──────── Data listing ────────

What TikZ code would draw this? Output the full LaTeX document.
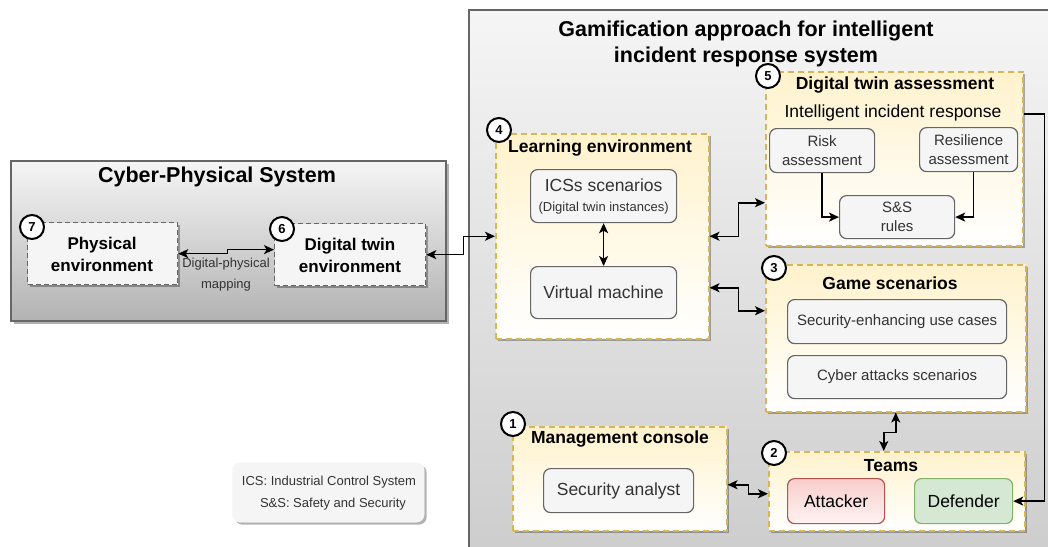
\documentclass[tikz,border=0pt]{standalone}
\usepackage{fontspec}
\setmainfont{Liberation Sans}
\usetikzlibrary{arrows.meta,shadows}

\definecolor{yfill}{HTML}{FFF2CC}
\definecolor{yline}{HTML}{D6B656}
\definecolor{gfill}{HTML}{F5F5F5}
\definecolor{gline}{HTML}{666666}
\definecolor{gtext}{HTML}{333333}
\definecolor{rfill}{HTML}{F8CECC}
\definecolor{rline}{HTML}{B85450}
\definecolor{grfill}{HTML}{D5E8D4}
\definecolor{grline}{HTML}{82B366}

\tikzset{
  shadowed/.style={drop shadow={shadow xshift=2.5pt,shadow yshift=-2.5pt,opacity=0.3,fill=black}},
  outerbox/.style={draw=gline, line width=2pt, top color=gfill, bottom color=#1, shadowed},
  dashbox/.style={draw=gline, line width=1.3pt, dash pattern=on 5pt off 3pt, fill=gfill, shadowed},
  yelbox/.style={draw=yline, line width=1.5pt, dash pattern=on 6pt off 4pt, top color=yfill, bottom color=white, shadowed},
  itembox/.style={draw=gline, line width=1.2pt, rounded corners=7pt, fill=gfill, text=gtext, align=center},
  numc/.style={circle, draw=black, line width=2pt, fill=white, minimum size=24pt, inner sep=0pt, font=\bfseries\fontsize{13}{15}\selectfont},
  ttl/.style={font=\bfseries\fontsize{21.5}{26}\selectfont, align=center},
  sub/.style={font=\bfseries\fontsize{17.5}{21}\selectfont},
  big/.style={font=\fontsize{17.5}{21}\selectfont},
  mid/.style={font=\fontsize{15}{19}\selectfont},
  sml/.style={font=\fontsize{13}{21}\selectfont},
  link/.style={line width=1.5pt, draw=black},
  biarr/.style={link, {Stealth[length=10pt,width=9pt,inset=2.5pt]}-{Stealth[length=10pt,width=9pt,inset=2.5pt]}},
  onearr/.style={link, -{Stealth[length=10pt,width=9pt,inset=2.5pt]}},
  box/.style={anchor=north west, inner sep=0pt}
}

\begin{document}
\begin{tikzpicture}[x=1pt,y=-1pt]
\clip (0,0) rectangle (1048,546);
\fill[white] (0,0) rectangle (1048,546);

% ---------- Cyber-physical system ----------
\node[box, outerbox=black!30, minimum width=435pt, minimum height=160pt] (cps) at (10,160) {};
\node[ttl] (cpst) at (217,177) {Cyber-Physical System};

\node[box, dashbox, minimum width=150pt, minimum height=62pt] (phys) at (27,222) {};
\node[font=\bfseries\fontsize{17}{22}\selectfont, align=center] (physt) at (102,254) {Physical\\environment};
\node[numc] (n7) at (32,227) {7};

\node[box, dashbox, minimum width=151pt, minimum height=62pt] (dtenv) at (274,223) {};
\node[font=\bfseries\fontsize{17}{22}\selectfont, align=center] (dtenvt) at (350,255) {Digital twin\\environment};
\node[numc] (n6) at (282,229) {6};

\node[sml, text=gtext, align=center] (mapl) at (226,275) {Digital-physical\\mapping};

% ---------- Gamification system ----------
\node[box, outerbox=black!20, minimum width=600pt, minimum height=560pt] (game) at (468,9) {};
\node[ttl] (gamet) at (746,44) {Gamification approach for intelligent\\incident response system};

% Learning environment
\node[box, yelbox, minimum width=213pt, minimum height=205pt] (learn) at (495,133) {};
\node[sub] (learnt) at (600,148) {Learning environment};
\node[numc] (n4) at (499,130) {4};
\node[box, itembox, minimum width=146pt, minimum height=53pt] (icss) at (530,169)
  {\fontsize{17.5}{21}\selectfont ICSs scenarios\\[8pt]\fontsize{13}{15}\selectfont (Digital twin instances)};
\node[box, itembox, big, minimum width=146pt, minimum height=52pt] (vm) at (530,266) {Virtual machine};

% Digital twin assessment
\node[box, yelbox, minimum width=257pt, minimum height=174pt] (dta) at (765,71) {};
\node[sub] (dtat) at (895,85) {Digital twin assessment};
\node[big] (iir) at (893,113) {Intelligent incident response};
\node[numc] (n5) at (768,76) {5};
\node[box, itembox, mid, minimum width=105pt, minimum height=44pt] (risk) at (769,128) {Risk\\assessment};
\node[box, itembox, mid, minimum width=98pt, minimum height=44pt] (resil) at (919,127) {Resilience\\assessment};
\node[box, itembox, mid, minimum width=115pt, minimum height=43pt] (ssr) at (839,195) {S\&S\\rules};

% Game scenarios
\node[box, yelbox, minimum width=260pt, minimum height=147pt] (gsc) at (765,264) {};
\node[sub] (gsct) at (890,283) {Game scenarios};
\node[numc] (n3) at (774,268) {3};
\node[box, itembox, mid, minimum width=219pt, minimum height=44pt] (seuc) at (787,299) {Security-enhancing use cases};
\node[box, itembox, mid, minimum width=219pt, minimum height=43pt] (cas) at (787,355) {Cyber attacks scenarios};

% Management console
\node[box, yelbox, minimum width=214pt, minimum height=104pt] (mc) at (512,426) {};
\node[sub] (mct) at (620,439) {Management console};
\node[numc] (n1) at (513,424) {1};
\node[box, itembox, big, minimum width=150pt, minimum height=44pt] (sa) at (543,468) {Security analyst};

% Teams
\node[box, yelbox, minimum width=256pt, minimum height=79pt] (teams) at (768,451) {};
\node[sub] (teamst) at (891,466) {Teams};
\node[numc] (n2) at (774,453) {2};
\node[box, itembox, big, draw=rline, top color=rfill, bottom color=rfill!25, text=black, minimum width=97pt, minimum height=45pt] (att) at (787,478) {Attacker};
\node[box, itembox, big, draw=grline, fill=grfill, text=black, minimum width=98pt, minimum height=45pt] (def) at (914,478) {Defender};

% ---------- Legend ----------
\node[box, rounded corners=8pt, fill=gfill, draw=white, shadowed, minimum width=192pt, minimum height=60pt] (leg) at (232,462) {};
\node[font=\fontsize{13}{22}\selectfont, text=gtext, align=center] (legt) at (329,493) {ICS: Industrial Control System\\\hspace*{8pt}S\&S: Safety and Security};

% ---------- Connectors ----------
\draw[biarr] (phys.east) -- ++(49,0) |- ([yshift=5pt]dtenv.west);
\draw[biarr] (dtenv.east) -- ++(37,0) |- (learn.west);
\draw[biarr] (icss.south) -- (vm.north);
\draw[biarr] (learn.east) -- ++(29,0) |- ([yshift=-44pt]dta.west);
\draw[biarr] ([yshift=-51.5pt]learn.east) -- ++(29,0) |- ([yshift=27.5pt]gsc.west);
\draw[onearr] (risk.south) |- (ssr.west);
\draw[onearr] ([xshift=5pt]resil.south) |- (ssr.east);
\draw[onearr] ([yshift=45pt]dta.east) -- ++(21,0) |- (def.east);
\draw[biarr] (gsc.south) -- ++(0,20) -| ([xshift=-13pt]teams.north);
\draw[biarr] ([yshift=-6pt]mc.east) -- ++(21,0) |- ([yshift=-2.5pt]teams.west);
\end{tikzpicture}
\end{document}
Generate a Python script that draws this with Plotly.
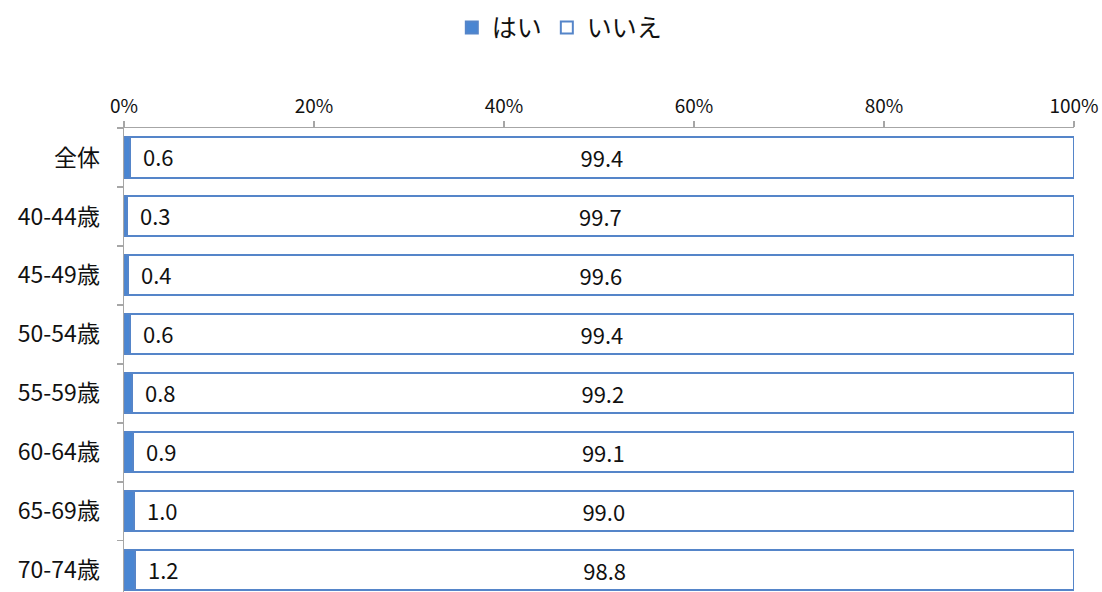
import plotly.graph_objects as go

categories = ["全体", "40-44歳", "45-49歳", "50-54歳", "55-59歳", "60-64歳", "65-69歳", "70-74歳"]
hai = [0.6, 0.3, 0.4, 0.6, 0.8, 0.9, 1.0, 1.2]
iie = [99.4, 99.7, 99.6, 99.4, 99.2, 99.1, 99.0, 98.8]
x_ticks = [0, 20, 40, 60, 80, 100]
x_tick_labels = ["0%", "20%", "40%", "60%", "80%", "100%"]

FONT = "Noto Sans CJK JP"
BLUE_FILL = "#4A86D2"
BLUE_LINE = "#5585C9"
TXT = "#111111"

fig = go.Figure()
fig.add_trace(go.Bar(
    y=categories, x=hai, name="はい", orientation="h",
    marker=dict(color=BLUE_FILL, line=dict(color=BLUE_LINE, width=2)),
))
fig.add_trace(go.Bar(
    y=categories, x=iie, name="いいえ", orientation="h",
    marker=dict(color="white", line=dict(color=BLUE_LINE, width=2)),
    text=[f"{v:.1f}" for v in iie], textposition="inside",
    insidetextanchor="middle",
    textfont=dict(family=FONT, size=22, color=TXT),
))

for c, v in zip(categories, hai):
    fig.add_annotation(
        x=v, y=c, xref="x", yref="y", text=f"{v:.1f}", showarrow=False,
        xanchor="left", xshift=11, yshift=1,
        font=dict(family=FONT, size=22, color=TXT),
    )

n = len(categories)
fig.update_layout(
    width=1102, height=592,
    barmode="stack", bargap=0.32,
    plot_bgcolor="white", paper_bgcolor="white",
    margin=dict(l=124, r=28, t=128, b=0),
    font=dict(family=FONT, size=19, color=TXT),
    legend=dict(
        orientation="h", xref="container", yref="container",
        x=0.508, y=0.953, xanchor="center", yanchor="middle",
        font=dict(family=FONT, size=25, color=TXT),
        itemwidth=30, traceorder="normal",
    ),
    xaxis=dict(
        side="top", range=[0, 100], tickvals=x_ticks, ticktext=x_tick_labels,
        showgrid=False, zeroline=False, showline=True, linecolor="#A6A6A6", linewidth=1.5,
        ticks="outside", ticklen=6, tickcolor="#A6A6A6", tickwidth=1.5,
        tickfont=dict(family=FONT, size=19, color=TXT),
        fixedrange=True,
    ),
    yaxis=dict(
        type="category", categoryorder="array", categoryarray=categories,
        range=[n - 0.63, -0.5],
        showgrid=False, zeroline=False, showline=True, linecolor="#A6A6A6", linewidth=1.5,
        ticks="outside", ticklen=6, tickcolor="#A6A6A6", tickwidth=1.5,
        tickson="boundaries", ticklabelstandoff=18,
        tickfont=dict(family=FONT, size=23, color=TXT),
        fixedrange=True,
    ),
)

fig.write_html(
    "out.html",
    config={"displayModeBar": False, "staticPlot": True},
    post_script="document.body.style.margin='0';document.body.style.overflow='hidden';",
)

────────

▶ **What you are asked to do**: Pictures stay out. Print the data exactly, from its first line through the line containing "(cpst) at (217,177)".

▶ **Completed task**:
What TikZ code would draw this? Output the full LaTeX document.
\documentclass[tikz,border=0pt]{standalone}
\usepackage{fontspec}
\setmainfont{Liberation Sans}
\usetikzlibrary{arrows.meta,shadows}

\definecolor{yfill}{HTML}{FFF2CC}
\definecolor{yline}{HTML}{D6B656}
\definecolor{gfill}{HTML}{F5F5F5}
\definecolor{gline}{HTML}{666666}
\definecolor{gtext}{HTML}{333333}
\definecolor{rfill}{HTML}{F8CECC}
\definecolor{rline}{HTML}{B85450}
\definecolor{grfill}{HTML}{D5E8D4}
\definecolor{grline}{HTML}{82B366}

\tikzset{
  shadowed/.style={drop shadow={shadow xshift=2.5pt,shadow yshift=-2.5pt,opacity=0.3,fill=black}},
  outerbox/.style={draw=gline, line width=2pt, top color=gfill, bottom color=#1, shadowed},
  dashbox/.style={draw=gline, line width=1.3pt, dash pattern=on 5pt off 3pt, fill=gfill, shadowed},
  yelbox/.style={draw=yline, line width=1.5pt, dash pattern=on 6pt off 4pt, top color=yfill, bottom color=white, shadowed},
  itembox/.style={draw=gline, line width=1.2pt, rounded corners=7pt, fill=gfill, text=gtext, align=center},
  numc/.style={circle, draw=black, line width=2pt, fill=white, minimum size=24pt, inner sep=0pt, font=\bfseries\fontsize{13}{15}\selectfont},
  ttl/.style={font=\bfseries\fontsize{21.5}{26}\selectfont, align=center},
  sub/.style={font=\bfseries\fontsize{17.5}{21}\selectfont},
  big/.style={font=\fontsize{17.5}{21}\selectfont},
  mid/.style={font=\fontsize{15}{19}\selectfont},
  sml/.style={font=\fontsize{13}{21}\selectfont},
  link/.style={line width=1.5pt, draw=black},
  biarr/.style={link, {Stealth[length=10pt,width=9pt,inset=2.5pt]}-{Stealth[length=10pt,width=9pt,inset=2.5pt]}},
  onearr/.style={link, -{Stealth[length=10pt,width=9pt,inset=2.5pt]}},
  box/.style={anchor=north west, inner sep=0pt}
}

\begin{document}
\begin{tikzpicture}[x=1pt,y=-1pt]
\clip (0,0) rectangle (1048,546);
\fill[white] (0,0) rectangle (1048,546);

% ---------- Cyber-physical system ----------
\node[box, outerbox=black!30, minimum width=435pt, minimum height=160pt] (cps) at (10,160) {};
\node[ttl] (cpst) at (217,177) {Cyber-Physical System};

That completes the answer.